Around a year ago a PR responsible of one of the ministries, speaking with our journalist, said that he was the head of the PR department and therefore, he didn’t want to speak to ordinary journalists – he should speak only to the heads, i.e. his counterparts and to the editors. This extreme demonstration of bureaucratic arrogance is one of illustrative examples of bad work with mass media. I have encountered another example just lately. Gyumri City Hall press secretary L. Aghekyan wrote a long lyrical letter, in response to our short news, the point of which was the suggestion that “Aravot” welcomes opening “clubs disseminating lust”, despite the fact that he hadn’t read any “welcoming speech” about those “clubs” in our newspaper.

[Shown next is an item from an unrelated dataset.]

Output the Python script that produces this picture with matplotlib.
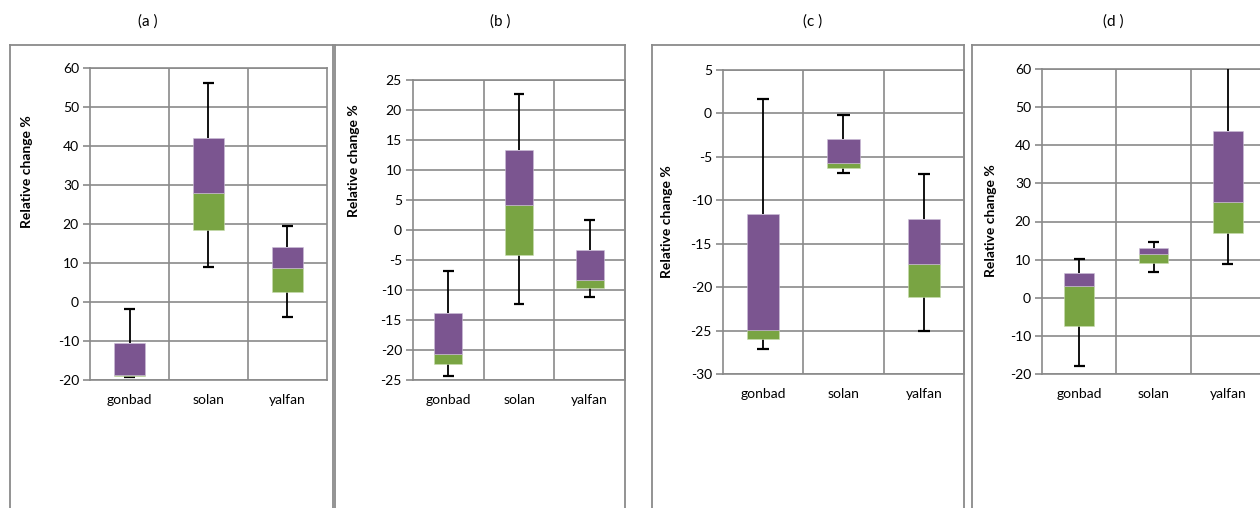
import numpy as np
import matplotlib
matplotlib.use('Agg')
import matplotlib.pyplot as plt
from matplotlib.lines import Line2D

plt.rcParams['font.family'] = ['Lato', 'DejaVu Sans']

W = 1260
H = 508
grey = '#8a8a8a'
purple = '#7b5590'
green = '#79a443'

sites = ['gonbad', 'solan', 'yalfan']

# relative change % : min, Q1, median, Q3, max for each site
a_min = [-19.3, 9.0, -3.8]
a_q1 = [-19.0, 18.5, 2.5]
a_med = [-18.7, 27.9, 8.8]
a_q3 = [-10.4, 42.0, 14.0]
a_max = [-1.9, 56.2, 19.4]

b_min = [-24.3, -12.4, -11.1]
b_q1 = [-22.4, -4.1, -9.7]
b_med = [-20.7, 4.2, -8.3]
b_q3 = [-13.8, 13.3, -3.3]
b_max = [-6.8, 22.6, 1.7]

c_min = [-27.1, -6.9, -25.0]
c_q1 = [-26.0, -6.3, -21.1]
c_med = [-24.9, -5.7, -17.3]
c_q3 = [-11.6, -2.9, -12.1]
c_max = [1.7, -0.2, -7.0]

d_min = [-18.0, 6.8, 8.8]
d_q1 = [-7.3, 9.1, 17.0]
d_med = [3.0, 11.5, 25.0]
d_q3 = [6.4, 13.0, 43.7]
d_max = [10.1, 14.5, 62.0]

titles = ['(a )', '(b )', '(c )', '(d )']
ylims = [(-20, 60, 10), (-25, 25, 5), (-30, 5, 5), (-20, 60, 10)]

# pixel layout: plot area (left, top, right, bottom), outer frame (left, right),
# title x, y-label (x, y)
plot_px = [(90, 68, 327, 380), (413, 80, 625, 380), (723, 70, 964, 374), (1042, 69, 1265, 374)]
frame_px = [(10, 333), (335, 625), (652, 964), (972, 1262)]
title_x = [148, 500, 813, 1113]
ylab_xy = [(27, 172), (354, 161), (667, 222), (991, 221)]


def fx(x):
    return x / W


def fy(y):
    return 1 - y / H


def frame(fig, left, right):
    top = 44.5
    for xs, ys in [([left, left], [H + 5, top]), ([left, right], [top, top]), ([right, right], [top, H + 5])]:
        fig.add_artist(Line2D([fx(x) for x in xs], [fy(y) for y in ys], color=grey, lw=1.3))


def panel(fig, k, mn, q1, med, q3, mx):
    l, t, r, b = plot_px[k]
    ax = fig.add_axes([fx(l), fy(b), (r - l) / W, (b - t) / H])
    lo, hi, step = ylims[k]
    x = np.arange(len(sites))
    q1 = np.array(q1)
    med = np.array(med)
    q3 = np.array(q3)
    # whiskers
    ax.vlines(x, q3, mx, color='black', lw=1.3, zorder=3)
    ax.vlines(x, mn, q1, color='black', lw=1.3, zorder=3)
    ax.hlines(mx, x - 0.075, x + 0.075, color='black', lw=1.6, zorder=3)
    ax.hlines(mn, x - 0.075, x + 0.075, color='black', lw=1.6, zorder=3)
    # stacked box: lower half green, upper half purple
    ax.bar(x, med - q1, bottom=q1, width=0.4, color=green, edgecolor='#c9dcb0', lw=0.4, zorder=4)
    ax.bar(x, q3 - med, bottom=med, width=0.4, color=purple, edgecolor='#cdbfd8', lw=0.4, zorder=4)
    ax.set_xlim(-0.5, 2.5)
    ax.set_ylim(lo, hi)
    ax.set_yticks(np.arange(lo, hi + 0.1, step))
    ax.set_yticklabels(['%d' % v for v in np.arange(lo, hi + 0.1, step)])
    ax.set_xticks(x)
    ax.set_xticklabels(sites)
    ax.grid(axis='y', color=grey, lw=1.2, zorder=0)
    for xv in [0.5, 1.5]:
        ax.axvline(xv, color=grey, lw=1.2, zorder=0)
    ax.set_axisbelow(True)
    for s in ax.spines.values():
        s.set_color(grey)
        s.set_linewidth(1.2)
    ax.tick_params(axis='y', length=5, width=1.2, color=grey, pad=3, labelsize=10)
    ax.tick_params(axis='x', length=0, pad=10, labelsize=10)
    frame(fig, *frame_px[k])
    fig.text(fx(title_x[k]), fy(22), titles[k], ha='center', va='center', fontsize=11)
    fig.text(fx(ylab_xy[k][0]), fy(ylab_xy[k][1]), 'Relative change %', rotation=90,
             ha='center', va='center', fontsize=10, fontweight='bold')
    return ax


fig = plt.figure(figsize=(W / 100, H / 100), dpi=100)
panel(fig, 0, a_min, a_q1, a_med, a_q3, a_max)
panel(fig, 1, b_min, b_q1, b_med, b_q3, b_max)
panel(fig, 2, c_min, c_q1, c_med, c_q3, c_max)
panel(fig, 3, d_min, d_q1, d_med, d_q3, d_max)
fig.savefig('out.png', dpi=100)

Well, those are the two characteristic mistakes I have faced during 17 years of my editorial work for the newspaper.

I myself was the press secretary of the first president of the Republic of Armenia in 1992-94. By the way, regardless of Levon Ter-Petrossian’s nowadays activities, let alone, regardless of what personalities are among his entourage today, I assure you Armenia and Armenians were lucky to have him the head of the country in the first half of 1990s. It didn’t occur to me to look down my nose at any journalist at the time. If I needed to take any material from “Yerkir” newspaper, the most reputed newspaper at the time, I would go to the former “Hayhamerg” building on foot and took the material from my colleague Aghvan Vardanyan. Both then and now, bearing quite different ideologies, we consider each other a colleague and I am convinced it is normal. I had no task of “strongly responding to” the President’s rivals or “catching in a trap” the opposition newspapers during a year and a half of my government service. It would have been funny to seek for enemies inside the country, when the real enemy was attacking your land armed with automatic weapons and armored vehicles. It is obvious that we take a lot of trouble for external propaganda. I wasn’t aware of the “PR technology” expression at the time, because journalism and PR, in my opinion, are incompatible and sometimes opposite phenomena.

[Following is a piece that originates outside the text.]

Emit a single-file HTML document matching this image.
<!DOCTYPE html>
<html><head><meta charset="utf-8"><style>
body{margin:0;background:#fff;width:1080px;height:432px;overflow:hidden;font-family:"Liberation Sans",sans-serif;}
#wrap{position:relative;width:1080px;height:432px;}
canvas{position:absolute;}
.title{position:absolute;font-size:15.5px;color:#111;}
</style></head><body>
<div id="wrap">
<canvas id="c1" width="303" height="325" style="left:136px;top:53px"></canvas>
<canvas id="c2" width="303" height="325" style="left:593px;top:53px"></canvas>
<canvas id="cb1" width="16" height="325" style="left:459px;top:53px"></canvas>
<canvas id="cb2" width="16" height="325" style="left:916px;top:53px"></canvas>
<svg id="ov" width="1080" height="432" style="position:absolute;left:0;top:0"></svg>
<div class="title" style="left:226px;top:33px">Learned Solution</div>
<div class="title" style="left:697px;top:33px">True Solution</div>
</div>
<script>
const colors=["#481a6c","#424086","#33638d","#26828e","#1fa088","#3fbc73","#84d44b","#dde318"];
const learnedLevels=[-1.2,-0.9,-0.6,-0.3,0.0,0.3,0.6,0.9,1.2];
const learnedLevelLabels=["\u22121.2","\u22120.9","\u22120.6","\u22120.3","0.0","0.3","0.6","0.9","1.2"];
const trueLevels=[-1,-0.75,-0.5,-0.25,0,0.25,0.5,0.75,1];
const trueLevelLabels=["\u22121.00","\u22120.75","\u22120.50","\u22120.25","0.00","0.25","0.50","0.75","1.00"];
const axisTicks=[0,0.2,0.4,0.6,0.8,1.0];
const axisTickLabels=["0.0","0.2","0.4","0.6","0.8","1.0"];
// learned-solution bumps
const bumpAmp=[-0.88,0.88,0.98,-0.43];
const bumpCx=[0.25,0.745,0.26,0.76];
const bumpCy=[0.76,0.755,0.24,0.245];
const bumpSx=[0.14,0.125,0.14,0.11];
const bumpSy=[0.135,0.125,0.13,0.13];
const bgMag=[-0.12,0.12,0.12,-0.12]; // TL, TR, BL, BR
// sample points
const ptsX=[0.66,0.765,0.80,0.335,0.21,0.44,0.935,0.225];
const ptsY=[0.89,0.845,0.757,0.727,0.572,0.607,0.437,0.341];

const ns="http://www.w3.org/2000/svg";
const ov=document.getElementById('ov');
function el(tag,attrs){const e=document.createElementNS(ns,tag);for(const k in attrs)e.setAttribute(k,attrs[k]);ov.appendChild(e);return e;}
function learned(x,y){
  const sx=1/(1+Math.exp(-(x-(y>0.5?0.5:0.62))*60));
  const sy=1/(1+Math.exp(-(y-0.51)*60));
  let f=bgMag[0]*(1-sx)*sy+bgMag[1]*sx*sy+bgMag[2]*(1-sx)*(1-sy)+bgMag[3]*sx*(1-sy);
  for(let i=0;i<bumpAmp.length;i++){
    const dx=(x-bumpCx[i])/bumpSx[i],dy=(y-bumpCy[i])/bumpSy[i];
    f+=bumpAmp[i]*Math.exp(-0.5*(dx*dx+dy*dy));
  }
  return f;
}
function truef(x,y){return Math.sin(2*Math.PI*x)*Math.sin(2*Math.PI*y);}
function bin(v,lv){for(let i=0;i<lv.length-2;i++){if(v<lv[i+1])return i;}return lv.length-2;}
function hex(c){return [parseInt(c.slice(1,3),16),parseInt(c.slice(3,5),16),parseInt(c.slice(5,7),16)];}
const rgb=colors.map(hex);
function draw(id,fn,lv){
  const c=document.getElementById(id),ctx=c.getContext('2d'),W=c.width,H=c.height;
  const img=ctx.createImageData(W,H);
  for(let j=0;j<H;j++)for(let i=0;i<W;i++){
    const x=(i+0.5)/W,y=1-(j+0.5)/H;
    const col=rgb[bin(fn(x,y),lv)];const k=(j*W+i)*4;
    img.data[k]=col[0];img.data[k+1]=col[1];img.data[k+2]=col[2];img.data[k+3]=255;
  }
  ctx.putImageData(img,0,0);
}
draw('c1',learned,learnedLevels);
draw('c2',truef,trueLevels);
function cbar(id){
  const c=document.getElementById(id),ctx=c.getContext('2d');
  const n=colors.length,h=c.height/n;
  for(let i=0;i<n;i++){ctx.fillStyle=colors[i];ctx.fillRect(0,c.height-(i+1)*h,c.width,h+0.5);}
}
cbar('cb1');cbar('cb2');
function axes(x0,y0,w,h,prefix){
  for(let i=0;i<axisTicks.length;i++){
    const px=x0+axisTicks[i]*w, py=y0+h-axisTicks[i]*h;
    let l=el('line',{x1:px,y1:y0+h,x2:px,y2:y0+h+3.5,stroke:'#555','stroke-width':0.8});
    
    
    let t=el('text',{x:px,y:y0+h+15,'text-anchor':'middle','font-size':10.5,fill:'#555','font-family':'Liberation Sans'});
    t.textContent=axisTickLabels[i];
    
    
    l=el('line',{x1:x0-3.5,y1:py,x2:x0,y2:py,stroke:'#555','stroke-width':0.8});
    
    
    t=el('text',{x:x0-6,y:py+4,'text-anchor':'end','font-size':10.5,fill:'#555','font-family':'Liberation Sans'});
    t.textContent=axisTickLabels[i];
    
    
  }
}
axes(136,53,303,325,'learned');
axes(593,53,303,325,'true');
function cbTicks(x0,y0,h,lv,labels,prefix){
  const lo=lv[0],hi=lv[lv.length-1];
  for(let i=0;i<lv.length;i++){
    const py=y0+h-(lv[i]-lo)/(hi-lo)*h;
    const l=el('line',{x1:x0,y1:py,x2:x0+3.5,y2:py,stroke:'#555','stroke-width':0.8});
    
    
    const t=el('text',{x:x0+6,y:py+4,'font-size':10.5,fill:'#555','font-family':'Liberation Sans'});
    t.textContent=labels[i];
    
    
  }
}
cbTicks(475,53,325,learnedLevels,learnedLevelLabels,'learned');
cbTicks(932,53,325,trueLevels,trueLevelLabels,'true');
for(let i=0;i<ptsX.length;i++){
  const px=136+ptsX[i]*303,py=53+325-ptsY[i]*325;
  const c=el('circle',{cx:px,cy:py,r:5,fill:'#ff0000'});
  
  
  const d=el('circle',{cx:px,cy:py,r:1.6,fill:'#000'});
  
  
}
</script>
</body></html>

Now the times have changed, today the “PR technologies” subject is taught at the universities and the press secretaries have become almost equal to the ministers (at least many of them behave like those). I hope the new generation studying that profession will find the right ways of working with the mass media. Just two pieces of advice as a senior colleague. 1.  Write shortly and to the point, forget how the teachers of the Armenian language and literature taught you to write essays at high school. 2. Don’t identify yourselves with your “bosses” – you are just his press secretary and not the transformation of his elevated soul in this transitory life.